A number of cases are cited by counsel for plaintiff in error to support their theory, but we think that in all of these cases, there is an entire absence of the question of a duty imposed by statute, and we take the rule to be elementary that where the statute imposes upon a railroad corporation a certain duty, that they cannot escape liability for a failure to perform that duty or a damage occasioned thereby, by delegating that authority to an independent contractor.
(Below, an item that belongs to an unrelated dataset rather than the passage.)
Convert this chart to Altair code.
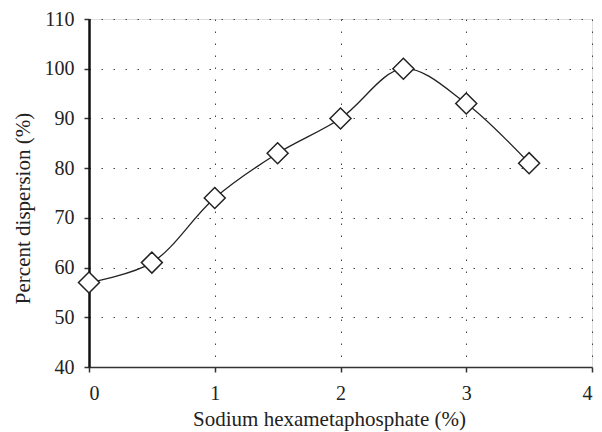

In 1st. Thompson on Negligence, page 278, it is said:

"Where a duty is imposed by statute upon a proprietor who proposes to excavate for the purpose of building, it is no defense to an action by another proprietor who is injured, that the former contracted with another to do the work." *397

We have examined the entire record in this case, and finding no error that we deem material, or for which the case should be reversed, the decision of the district court is affirmed, at the costs of plaintiff in error.

Burford, C. J., who presided in the court below, not sitting; Beauchamp, J. absent; all the other Justices concurring.